* **Record extracts**
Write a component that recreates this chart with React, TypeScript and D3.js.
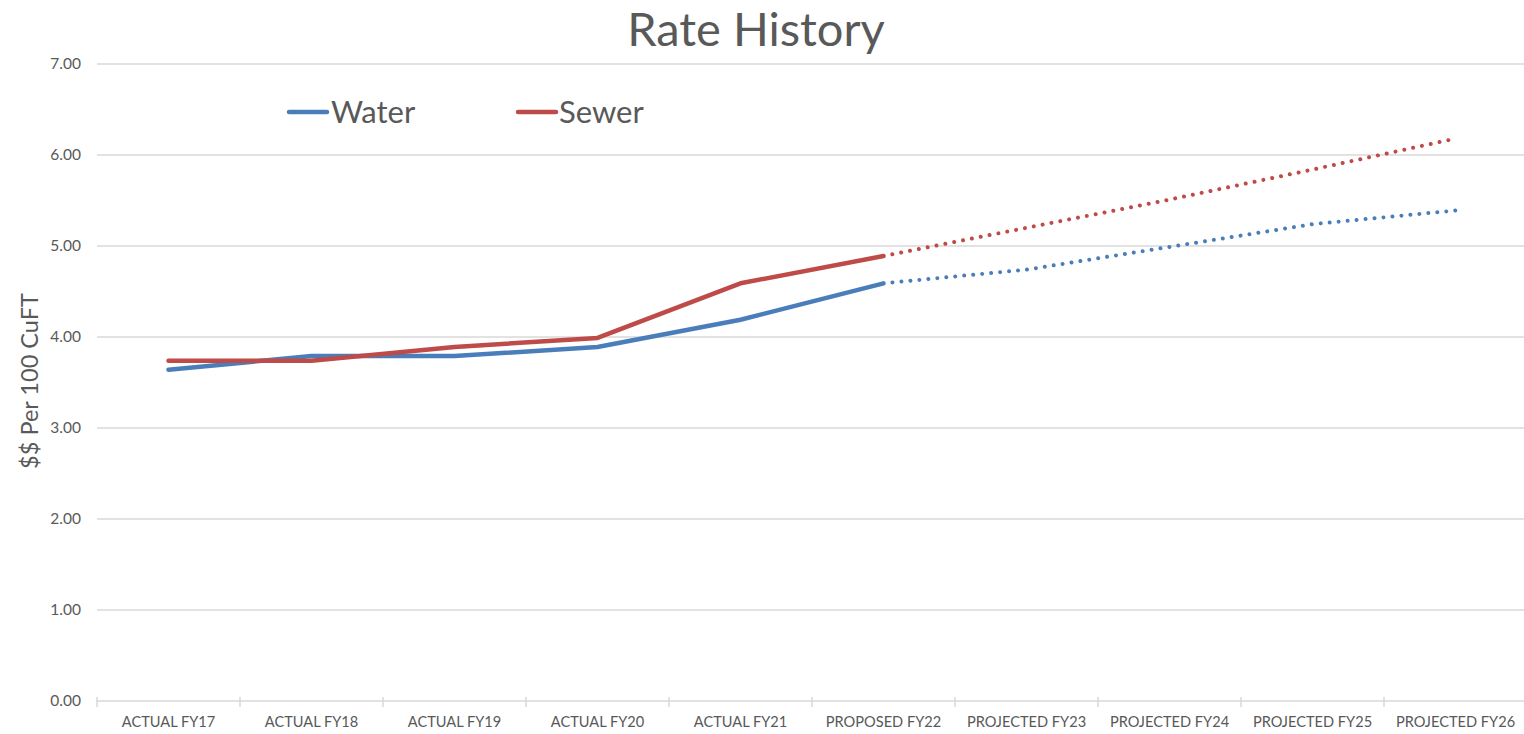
/**
 * RateHistory chart
 *
 * Water & sewer rates per 100 CuFT, actual + projected.
 * Solid line for actual/proposed years, dotted for projections.
 */

import { useEffect, useRef } from 'react';
import * as d3 from 'd3';

const categories = [
  'ACTUAL FY17',
  'ACTUAL FY18',
  'ACTUAL FY19',
  'ACTUAL FY20',
  'ACTUAL FY21',
  'PROPOSED FY22',
  'PROJECTED FY23',
  'PROJECTED FY24',
  'PROJECTED FY25',
  'PROJECTED FY26',
];

const waterRates = [3.64, 3.79, 3.79, 3.89, 4.19, 4.59, 4.74, 4.99, 5.24, 5.39];
const sewerRates = [3.74, 3.74, 3.89, 3.99, 4.59, 4.89, 5.2, 5.51, 5.84, 6.18];

// last index drawn solid, the rest is projected (dotted)
const lastActual = 5;

const yTicks = [0, 1, 2, 3, 4, 5, 6, 7];

const WIDTH = 1524;
const HEIGHT = 734;
const FONT = 'Lato, "Open Sans", sans-serif';
const TEXT = '#595959';

export default function App() {
  const svgRef = useRef<SVGSVGElement>(null);

  useEffect(() => {
    if (!svgRef.current) return;
    const svg = d3.select(svgRef.current);
    svg.selectAll('*').remove();

    const x = d3.scaleBand<string>().domain(categories).range([97, 1527]);
    const y = d3.scaleLinear().domain([0, 7]).range([701, 64]);
    const cx = (i: number) => (x(categories[i]) ?? 0) + x.bandwidth() / 2;

    // title
    svg
      .append('text')
      .attr('x', 756)
      .attr('y', 46)
      .attr('text-anchor', 'middle')
      .style('font-family', FONT)
      .style('font-size', '47px')
      .style('fill', TEXT)
      .text('Rate History');

    // gridlines + y labels
    const grid = svg.append('g');
    grid
      .selectAll('line')
      .data(yTicks.filter((d) => d > 0))
      .enter()
      .append('line')
      .attr('x1', 97)
      .attr('x2', 1527)
      .attr('y1', (d) => y(d))
      .attr('y2', (d) => y(d))
      .style('stroke', '#d9d9d9')
      .style('stroke-width', '1.5px');

    grid
      .selectAll('text')
      .data(yTicks)
      .enter()
      .append('text')
      .attr('x', 81)
      .attr('y', (d) => y(d))
      .attr('dy', '0.35em')
      .attr('text-anchor', 'end')
      .style('font-family', FONT)
      .style('font-size', '15.5px')
      .style('fill', TEXT)
      .text((d) => d3.format('.2f')(d));

    // x axis line with tick marks at category boundaries
    const xAxis = svg.append('g');
    xAxis
      .append('line')
      .attr('x1', 97)
      .attr('x2', 1527)
      .attr('y1', y(0))
      .attr('y2', y(0))
      .style('stroke', '#d9d9d9')
      .style('stroke-width', '1.5px');

    const bounds = categories.map((c) => x(c) ?? 0);
    xAxis
      .selectAll('.tick')
      .data(bounds)
      .enter()
      .append('line')
      .attr('class', 'tick')
      .attr('x1', (d) => d)
      .attr('x2', (d) => d)
      .attr('y1', y(0) - 4)
      .attr('y2', y(0) + 6)
      .style('stroke', '#d9d9d9')
      .style('stroke-width', '1.5px');

    xAxis
      .selectAll('.label')
      .data(categories)
      .enter()
      .append('text')
      .attr('class', 'label')
      .attr('x', (_d, i) => cx(i))
      .attr('y', 727)
      .attr('text-anchor', 'middle')
      .style('font-family', FONT)
      .style('font-size', '14.6px')
      .style('fill', TEXT)
      .text((d) => d);

    // y axis title
    svg
      .append('text')
      .attr('transform', 'translate(38, 381) rotate(-90)')
      .attr('text-anchor', 'middle')
      .style('font-family', FONT)
      .style('font-size', '23.5px')
      .style('fill', TEXT)
      .text('$$ Per 100 CuFT');

    // series
    const series = [
      { name: 'Water', values: waterRates, color: '#4a7ebb' },
      { name: 'Sewer', values: sewerRates, color: '#be4b48' },
    ];

    const line = d3
      .line<[number, number]>()
      .x((d) => cx(d[0]))
      .y((d) => y(d[1]));

    series.forEach((s) => {
      const pts: [number, number][] = s.values.map((v, i) => [i, v]);

      svg
        .append('path')
        .attr('d', line(pts.slice(0, lastActual + 1)))
        .style('fill', 'none')
        .style('stroke', s.color)
        .style('stroke-width', '4.5px')
        .style('stroke-linejoin', 'round')
        .style('stroke-linecap', 'round');

      svg
        .append('path')
        .attr('d', line(pts.slice(lastActual)))
        .style('fill', 'none')
        .style('stroke', s.color)
        .style('stroke-width', '4px')
        .style('stroke-linecap', 'round')
        .style('stroke-dasharray', '0.01 9')
        .style('stroke-dashoffset', '-9');
    });

    // legend
    const legendPos = [
      { x1: 289, x2: 327, tx: 331 },
      { x1: 518, x2: 556, tx: 559 },
    ];
    series.forEach((s, i) => {
      const p = legendPos[i];
      svg
        .append('line')
        .attr('x1', p.x1)
        .attr('x2', p.x2)
        .attr('y1', 112)
        .attr('y2', 112)
        .style('stroke', s.color)
        .style('stroke-width', '4.5px')
        .style('stroke-linecap', 'round');
      svg
        .append('text')
        .attr('x', p.tx)
        .attr('y', 123)
        .style('font-family', FONT)
        .style('font-size', '31px')
        .style('fill', TEXT)
        .text(s.name);
    });
  }, []);

  return (
    <svg
      ref={svgRef}
      width={WIDTH}
      height={HEIGHT}
      style={{ position: 'absolute', left: 0, top: 0, background: '#fff' }}
    />
  );
}
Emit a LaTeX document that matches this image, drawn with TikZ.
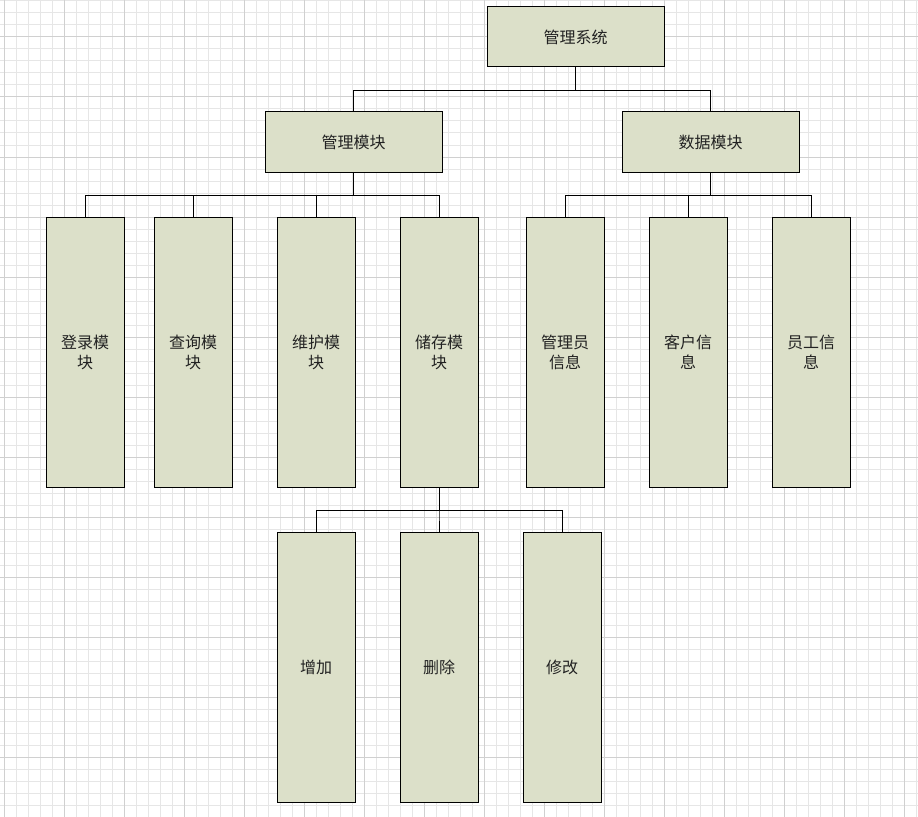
\documentclass[tikz,border=0pt]{standalone}
\usepackage{fontspec}
\setmainfont{Noto Sans CJK SC}
\definecolor{boxfill}{HTML}{DCE0C9}
\definecolor{gridminor}{HTML}{E6E6E6}
\definecolor{gridmajor}{HTML}{D0D0D0}
\definecolor{txt}{HTML}{222222}
\begin{document}
\begin{tikzpicture}[x=0.75pt,y=-0.75pt,
  box/.style={draw=black,line width=0.75pt,fill=boxfill,inner sep=0pt,
    font=\fontsize{12pt}{15pt}\selectfont,text=txt,align=center},
  wide/.style={box,minimum width=132.75pt,minimum height=45pt},
  tall/.style={box,minimum width=58.5pt,minimum height=202.5pt},
  link/.style={draw=black,line width=0.75pt}]
\useasboundingbox (0,0) rectangle (918,817);
\fill[white] (0,0) rectangle (918,817);
\foreach \i in {0,...,76} \draw[gridminor,line width=0.75pt] (4+12*\i,0) -- (4+12*\i,817);
\foreach \i in {0,...,68} \draw[gridminor,line width=0.75pt] (0,1+12*\i) -- (918,1+12*\i);
\foreach \i in {0,...,15} \draw[gridmajor,line width=0.75pt] (4+60*\i,0) -- (4+60*\i,817);
\foreach \i in {0,...,13} \draw[gridmajor,line width=0.75pt] (0,37+60*\i) -- (918,37+60*\i);

\node[wide] (sys) at (575.5,37) {管理系统};
\node[wide] (mgr) at (353.5,142) {管理模块};
\node[wide] (dat) at (710.5,142) {数据模块};

\node[tall] (login) at (85,352) {登录模\\块};
\node[tall] (query) at (193,352) {查询模\\块};
\node[tall] (maint) at (316,352) {维护模\\块};
\node[tall] (store) at (439,352) {储存模\\块};
\node[tall] (admin) at (565,352) {管理员\\信息};
\node[tall] (cust) at (688,352) {客户信\\息};
\node[tall] (staff) at (811,352) {员工信\\息};

\node[tall] (add) at (316,667) {增加};
\node[tall] (del) at (439,667) {删除};
\node[tall] (mod) at (562,667) {修改};

\path[link] (sys.south) -- ++(0,23) -| (mgr.north);
\path[link] (sys.south) -- ++(0,23) -| (dat.north);

\foreach \t in {login,query,maint,store}
  \path[link] (mgr.south) -- ++(0,23) -| (\t.north);
\foreach \t in {admin,cust,staff}
  \path[link] (dat.south) -- ++(0,23) -| (\t.north);
\foreach \t in {add,del,mod}
  \path[link] (store.south) -- ++(0,23) -| (\t.north);
\end{tikzpicture}
\end{document}
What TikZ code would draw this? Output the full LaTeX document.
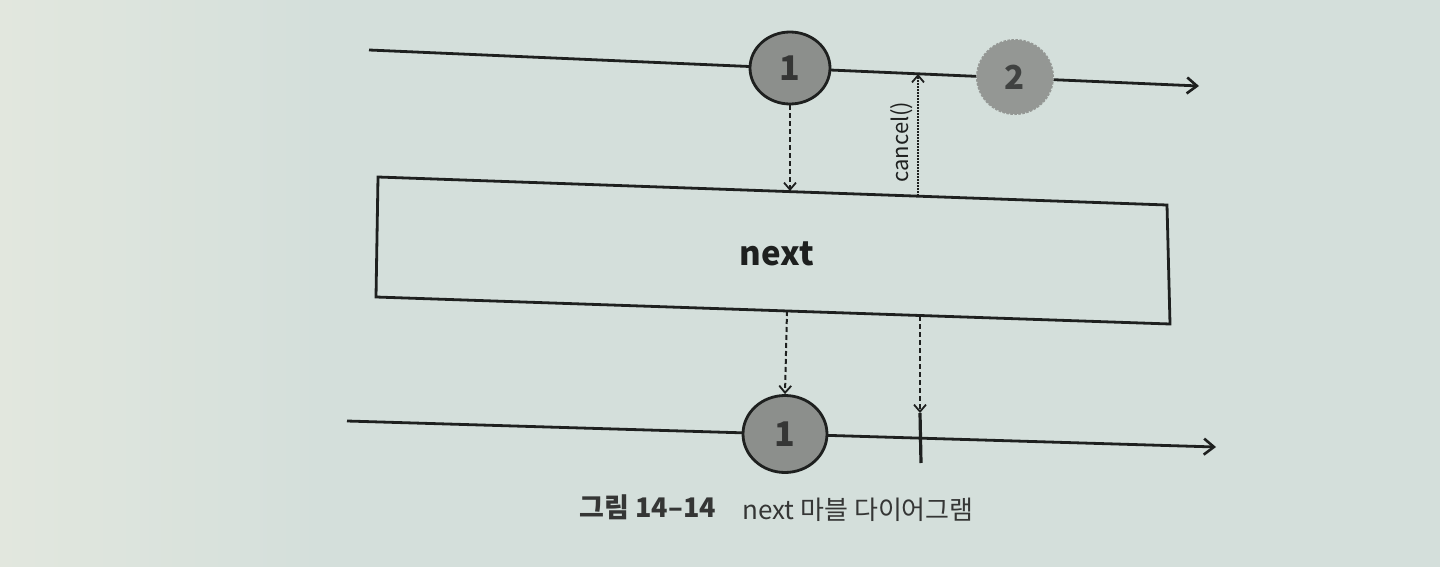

* **Task directions**
Copy out, exactly, every line from the one that contains "Emit a LaTeX" through the one that contains "(staff) at (811,352)". Pictures stay out of the copy.

* **Right answer**
Emit a LaTeX document that matches this image, drawn with TikZ.
\documentclass[tikz,border=0pt]{standalone}
\usepackage{fontspec}
\setmainfont{Noto Sans CJK SC}
\definecolor{boxfill}{HTML}{DCE0C9}
\definecolor{gridminor}{HTML}{E6E6E6}
\definecolor{gridmajor}{HTML}{D0D0D0}
\definecolor{txt}{HTML}{222222}
\begin{document}
\begin{tikzpicture}[x=0.75pt,y=-0.75pt,
  box/.style={draw=black,line width=0.75pt,fill=boxfill,inner sep=0pt,
    font=\fontsize{12pt}{15pt}\selectfont,text=txt,align=center},
  wide/.style={box,minimum width=132.75pt,minimum height=45pt},
  tall/.style={box,minimum width=58.5pt,minimum height=202.5pt},
  link/.style={draw=black,line width=0.75pt}]
\useasboundingbox (0,0) rectangle (918,817);
\fill[white] (0,0) rectangle (918,817);
\foreach \i in {0,...,76} \draw[gridminor,line width=0.75pt] (4+12*\i,0) -- (4+12*\i,817);
\foreach \i in {0,...,68} \draw[gridminor,line width=0.75pt] (0,1+12*\i) -- (918,1+12*\i);
\foreach \i in {0,...,15} \draw[gridmajor,line width=0.75pt] (4+60*\i,0) -- (4+60*\i,817);
\foreach \i in {0,...,13} \draw[gridmajor,line width=0.75pt] (0,37+60*\i) -- (918,37+60*\i);

\node[wide] (sys) at (575.5,37) {管理系统};
\node[wide] (mgr) at (353.5,142) {管理模块};
\node[wide] (dat) at (710.5,142) {数据模块};

\node[tall] (login) at (85,352) {登录模\\块};
\node[tall] (query) at (193,352) {查询模\\块};
\node[tall] (maint) at (316,352) {维护模\\块};
\node[tall] (store) at (439,352) {储存模\\块};
\node[tall] (admin) at (565,352) {管理员\\信息};
\node[tall] (cust) at (688,352) {客户信\\息};
\node[tall] (staff) at (811,352) {员工信\\息};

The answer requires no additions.